* Source excerpt:
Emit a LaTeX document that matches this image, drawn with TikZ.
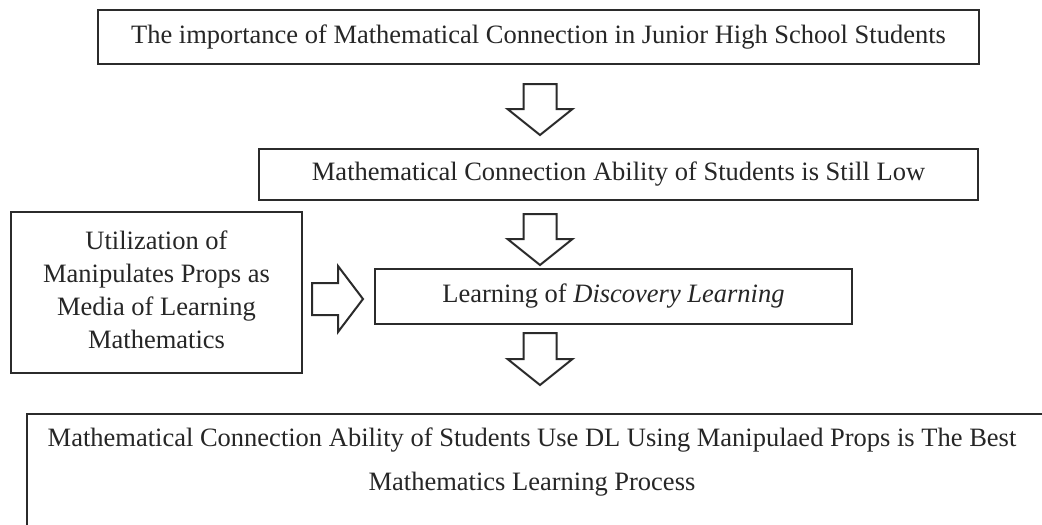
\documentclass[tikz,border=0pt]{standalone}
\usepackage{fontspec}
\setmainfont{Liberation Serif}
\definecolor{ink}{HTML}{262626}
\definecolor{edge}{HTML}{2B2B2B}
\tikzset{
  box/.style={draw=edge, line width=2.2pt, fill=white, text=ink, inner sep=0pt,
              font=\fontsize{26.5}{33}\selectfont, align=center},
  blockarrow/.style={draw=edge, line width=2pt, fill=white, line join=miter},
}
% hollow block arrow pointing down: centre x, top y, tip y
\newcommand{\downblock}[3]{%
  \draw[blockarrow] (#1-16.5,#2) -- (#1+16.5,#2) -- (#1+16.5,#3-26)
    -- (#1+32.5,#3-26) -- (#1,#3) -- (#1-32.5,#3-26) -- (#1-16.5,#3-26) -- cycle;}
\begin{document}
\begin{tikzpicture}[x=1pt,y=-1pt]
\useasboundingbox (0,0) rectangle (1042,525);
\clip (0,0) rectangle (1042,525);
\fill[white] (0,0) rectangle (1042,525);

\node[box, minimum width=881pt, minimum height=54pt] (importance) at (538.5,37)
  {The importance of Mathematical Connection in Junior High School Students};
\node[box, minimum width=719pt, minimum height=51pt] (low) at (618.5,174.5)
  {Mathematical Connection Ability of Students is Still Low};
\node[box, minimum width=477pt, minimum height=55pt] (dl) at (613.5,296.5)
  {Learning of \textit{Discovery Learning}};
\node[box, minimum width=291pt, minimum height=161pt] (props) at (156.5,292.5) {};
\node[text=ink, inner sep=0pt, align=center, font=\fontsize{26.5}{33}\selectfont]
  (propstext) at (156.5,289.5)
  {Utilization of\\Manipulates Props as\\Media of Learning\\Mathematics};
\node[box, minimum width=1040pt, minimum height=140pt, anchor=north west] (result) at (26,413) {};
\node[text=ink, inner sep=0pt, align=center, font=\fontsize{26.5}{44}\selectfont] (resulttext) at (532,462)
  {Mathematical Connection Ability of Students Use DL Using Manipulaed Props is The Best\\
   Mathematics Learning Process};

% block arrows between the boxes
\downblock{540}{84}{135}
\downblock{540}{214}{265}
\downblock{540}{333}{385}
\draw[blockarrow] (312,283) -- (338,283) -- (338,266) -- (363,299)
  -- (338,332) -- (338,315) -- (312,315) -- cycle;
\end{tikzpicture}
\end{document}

* Task goal: Write the lines above out again exactly, without any of their pictures.

* Reply:
Emit a LaTeX document that matches this image, drawn with TikZ.
\documentclass[tikz,border=0pt]{standalone}
\usepackage{fontspec}
\setmainfont{Liberation Serif}
\definecolor{ink}{HTML}{262626}
\definecolor{edge}{HTML}{2B2B2B}
\tikzset{
  box/.style={draw=edge, line width=2.2pt, fill=white, text=ink, inner sep=0pt,
              font=\fontsize{26.5}{33}\selectfont, align=center},
  blockarrow/.style={draw=edge, line width=2pt, fill=white, line join=miter},
}
% hollow block arrow pointing down: centre x, top y, tip y
\newcommand{\downblock}[3]{%
  \draw[blockarrow] (#1-16.5,#2) -- (#1+16.5,#2) -- (#1+16.5,#3-26)
    -- (#1+32.5,#3-26) -- (#1,#3) -- (#1-32.5,#3-26) -- (#1-16.5,#3-26) -- cycle;}
\begin{document}
\begin{tikzpicture}[x=1pt,y=-1pt]
\useasboundingbox (0,0) rectangle (1042,525);
\clip (0,0) rectangle (1042,525);
\fill[white] (0,0) rectangle (1042,525);

\node[box, minimum width=881pt, minimum height=54pt] (importance) at (538.5,37)
  {The importance of Mathematical Connection in Junior High School Students};
\node[box, minimum width=719pt, minimum height=51pt] (low) at (618.5,174.5)
  {Mathematical Connection Ability of Students is Still Low};
\node[box, minimum width=477pt, minimum height=55pt] (dl) at (613.5,296.5)
  {Learning of \textit{Discovery Learning}};
\node[box, minimum width=291pt, minimum height=161pt] (props) at (156.5,292.5) {};
\node[text=ink, inner sep=0pt, align=center, font=\fontsize{26.5}{33}\selectfont]
  (propstext) at (156.5,289.5)
  {Utilization of\\Manipulates Props as\\Media of Learning\\Mathematics};
\node[box, minimum width=1040pt, minimum height=140pt, anchor=north west] (result) at (26,413) {};
\node[text=ink, inner sep=0pt, align=center, font=\fontsize{26.5}{44}\selectfont] (resulttext) at (532,462)
  {Mathematical Connection Ability of Students Use DL Using Manipulaed Props is The Best\\
   Mathematics Learning Process};

% block arrows between the boxes
\downblock{540}{84}{135}
\downblock{540}{214}{265}
\downblock{540}{333}{385}
\draw[blockarrow] (312,283) -- (338,283) -- (338,266) -- (363,299)
  -- (338,332) -- (338,315) -- (312,315) -- cycle;
\end{tikzpicture}
\end{document}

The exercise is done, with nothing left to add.